→ THE INPUT
** begin **
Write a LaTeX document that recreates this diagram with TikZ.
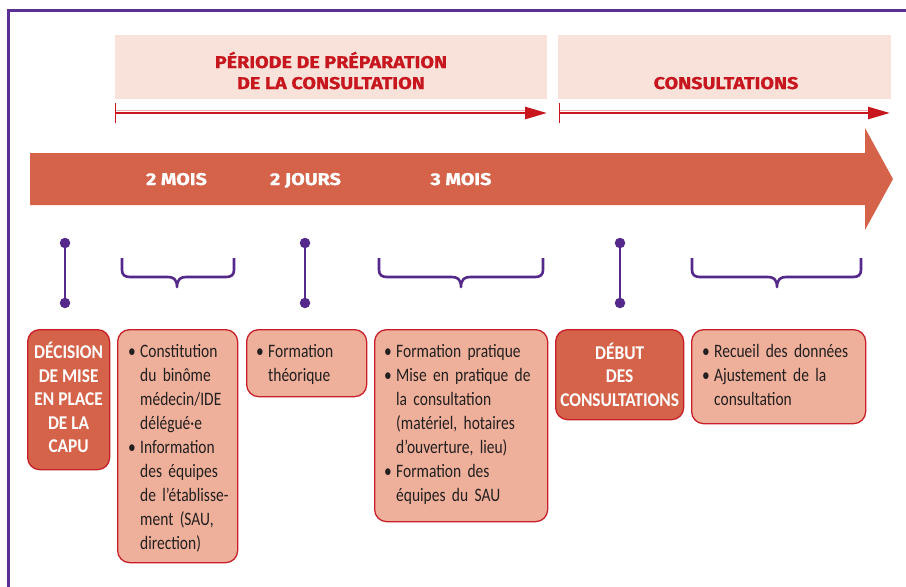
** end **
** begin **
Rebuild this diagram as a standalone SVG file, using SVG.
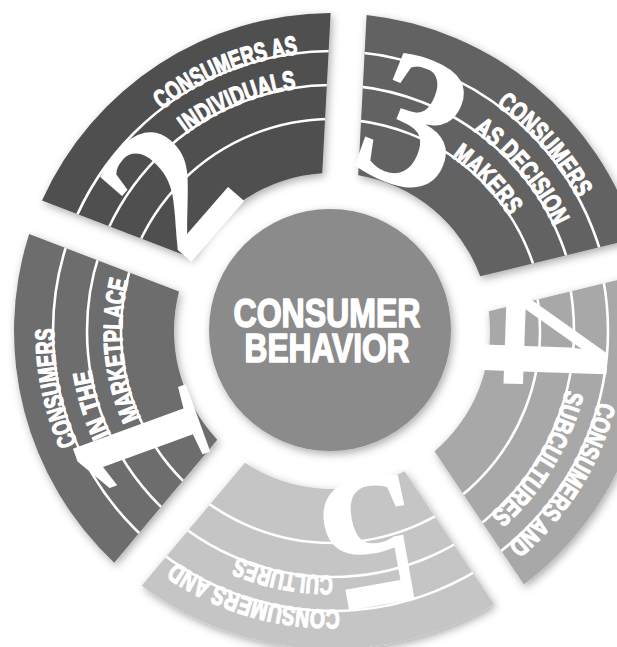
** end **
** begin **
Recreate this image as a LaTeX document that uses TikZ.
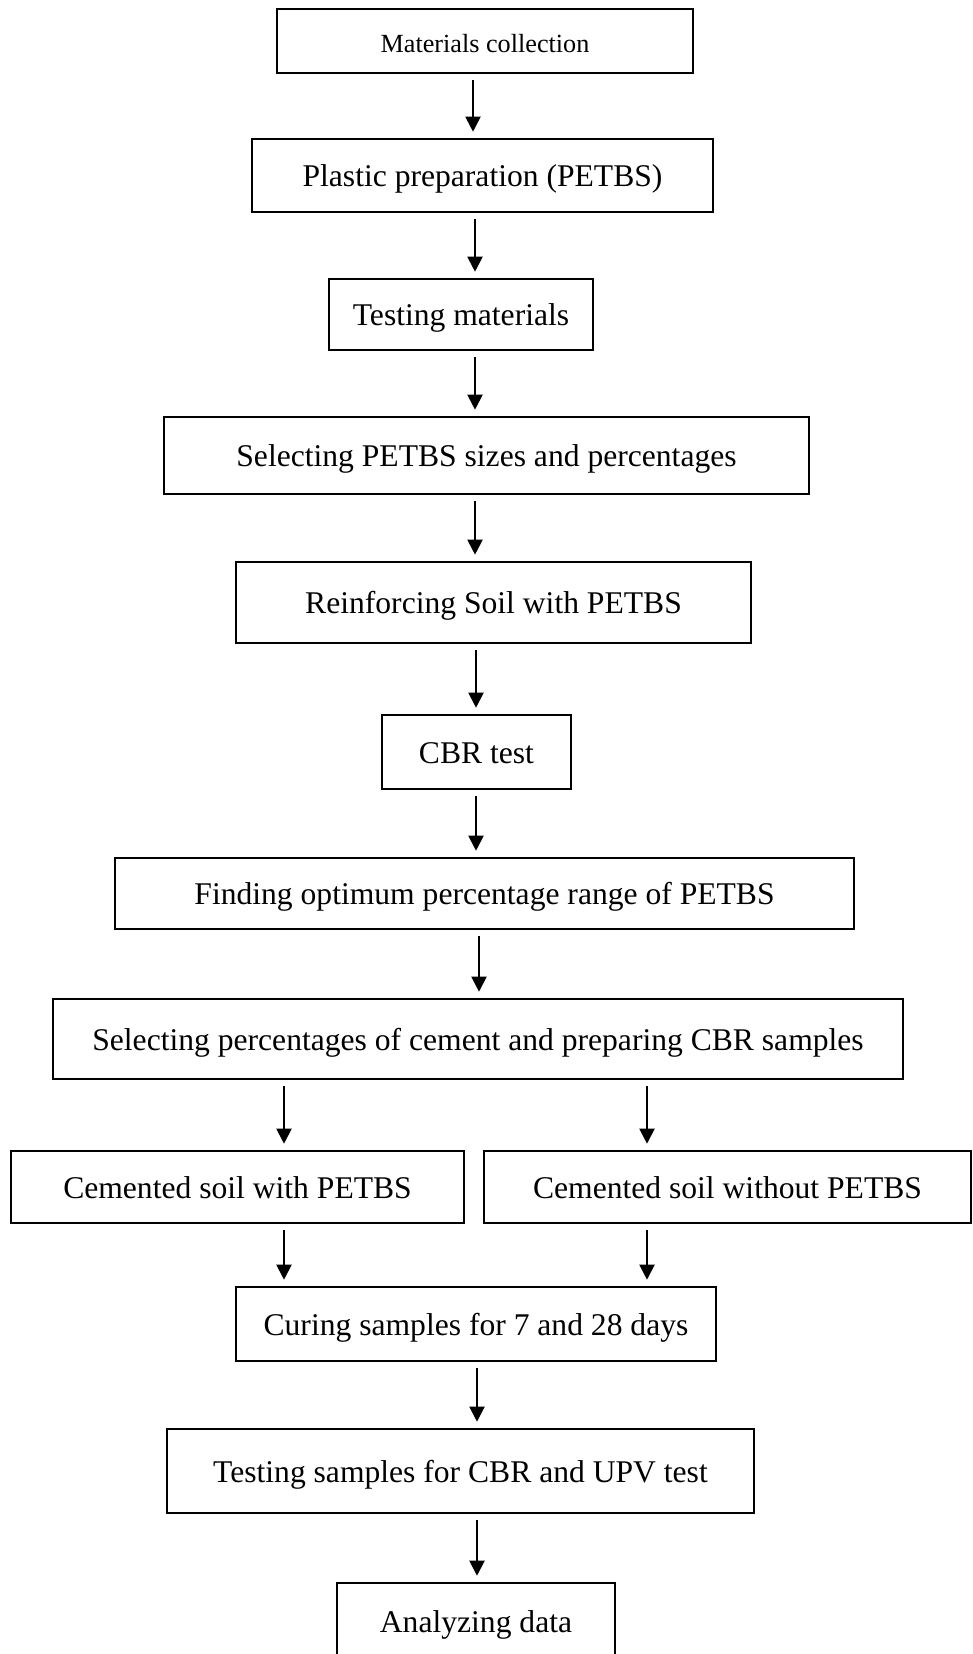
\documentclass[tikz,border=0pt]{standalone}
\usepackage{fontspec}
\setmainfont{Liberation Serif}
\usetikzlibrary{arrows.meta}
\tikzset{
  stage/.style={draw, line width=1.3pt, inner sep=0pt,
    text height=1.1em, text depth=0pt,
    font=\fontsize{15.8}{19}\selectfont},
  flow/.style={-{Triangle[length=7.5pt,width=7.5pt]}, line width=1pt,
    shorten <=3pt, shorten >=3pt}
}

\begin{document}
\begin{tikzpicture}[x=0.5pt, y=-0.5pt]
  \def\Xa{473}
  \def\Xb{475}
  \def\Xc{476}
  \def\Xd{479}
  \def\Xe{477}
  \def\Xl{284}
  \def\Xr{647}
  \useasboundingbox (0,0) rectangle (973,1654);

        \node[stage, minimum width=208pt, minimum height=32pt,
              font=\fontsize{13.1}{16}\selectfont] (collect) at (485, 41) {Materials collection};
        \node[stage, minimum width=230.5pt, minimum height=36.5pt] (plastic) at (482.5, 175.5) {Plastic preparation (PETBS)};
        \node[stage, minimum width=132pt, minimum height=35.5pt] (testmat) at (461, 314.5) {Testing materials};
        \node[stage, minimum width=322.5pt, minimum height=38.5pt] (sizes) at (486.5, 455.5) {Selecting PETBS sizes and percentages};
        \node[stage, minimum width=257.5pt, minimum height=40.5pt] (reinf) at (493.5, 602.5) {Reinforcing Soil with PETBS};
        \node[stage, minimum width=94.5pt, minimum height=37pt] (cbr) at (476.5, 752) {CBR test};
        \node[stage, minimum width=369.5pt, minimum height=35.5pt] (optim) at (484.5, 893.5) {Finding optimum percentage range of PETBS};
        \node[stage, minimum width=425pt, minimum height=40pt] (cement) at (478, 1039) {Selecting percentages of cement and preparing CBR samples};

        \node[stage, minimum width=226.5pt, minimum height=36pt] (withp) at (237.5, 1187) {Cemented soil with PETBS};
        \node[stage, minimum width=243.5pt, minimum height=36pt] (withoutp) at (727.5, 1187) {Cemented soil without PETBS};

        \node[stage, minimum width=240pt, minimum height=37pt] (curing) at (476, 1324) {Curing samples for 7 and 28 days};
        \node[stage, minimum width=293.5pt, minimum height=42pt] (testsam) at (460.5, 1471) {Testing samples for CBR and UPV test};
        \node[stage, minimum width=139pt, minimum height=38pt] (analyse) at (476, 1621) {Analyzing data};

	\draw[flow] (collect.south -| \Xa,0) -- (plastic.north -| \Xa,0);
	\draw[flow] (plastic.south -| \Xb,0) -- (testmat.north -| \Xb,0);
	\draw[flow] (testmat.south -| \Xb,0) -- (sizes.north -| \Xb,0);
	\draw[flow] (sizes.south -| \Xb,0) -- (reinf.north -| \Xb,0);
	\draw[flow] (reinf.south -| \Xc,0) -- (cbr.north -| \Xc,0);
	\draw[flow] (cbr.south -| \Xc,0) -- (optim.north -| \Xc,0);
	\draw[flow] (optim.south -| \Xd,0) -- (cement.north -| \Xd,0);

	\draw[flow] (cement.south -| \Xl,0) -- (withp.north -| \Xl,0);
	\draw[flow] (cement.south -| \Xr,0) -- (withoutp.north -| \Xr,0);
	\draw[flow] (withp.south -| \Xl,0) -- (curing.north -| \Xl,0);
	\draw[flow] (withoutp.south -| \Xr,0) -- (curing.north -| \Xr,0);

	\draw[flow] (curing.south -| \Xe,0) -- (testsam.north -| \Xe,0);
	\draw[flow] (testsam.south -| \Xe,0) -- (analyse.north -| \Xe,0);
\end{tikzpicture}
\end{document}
** end **
→ YOUR GOAL
Without the pictures, give again exactly the lines above starting at the line containing "Recreate this image" and ending at the line containing "(0,0) rectangle (973,1654);".

→ COMPLETED EXERCISE
Recreate this image as a LaTeX document that uses TikZ.
\documentclass[tikz,border=0pt]{standalone}
\usepackage{fontspec}
\setmainfont{Liberation Serif}
\usetikzlibrary{arrows.meta}
\tikzset{
  stage/.style={draw, line width=1.3pt, inner sep=0pt,
    text height=1.1em, text depth=0pt,
    font=\fontsize{15.8}{19}\selectfont},
  flow/.style={-{Triangle[length=7.5pt,width=7.5pt]}, line width=1pt,
    shorten <=3pt, shorten >=3pt}
}

\begin{document}
\begin{tikzpicture}[x=0.5pt, y=-0.5pt]
  \def\Xa{473}
  \def\Xb{475}
  \def\Xc{476}
  \def\Xd{479}
  \def\Xe{477}
  \def\Xl{284}
  \def\Xr{647}
  \useasboundingbox (0,0) rectangle (973,1654);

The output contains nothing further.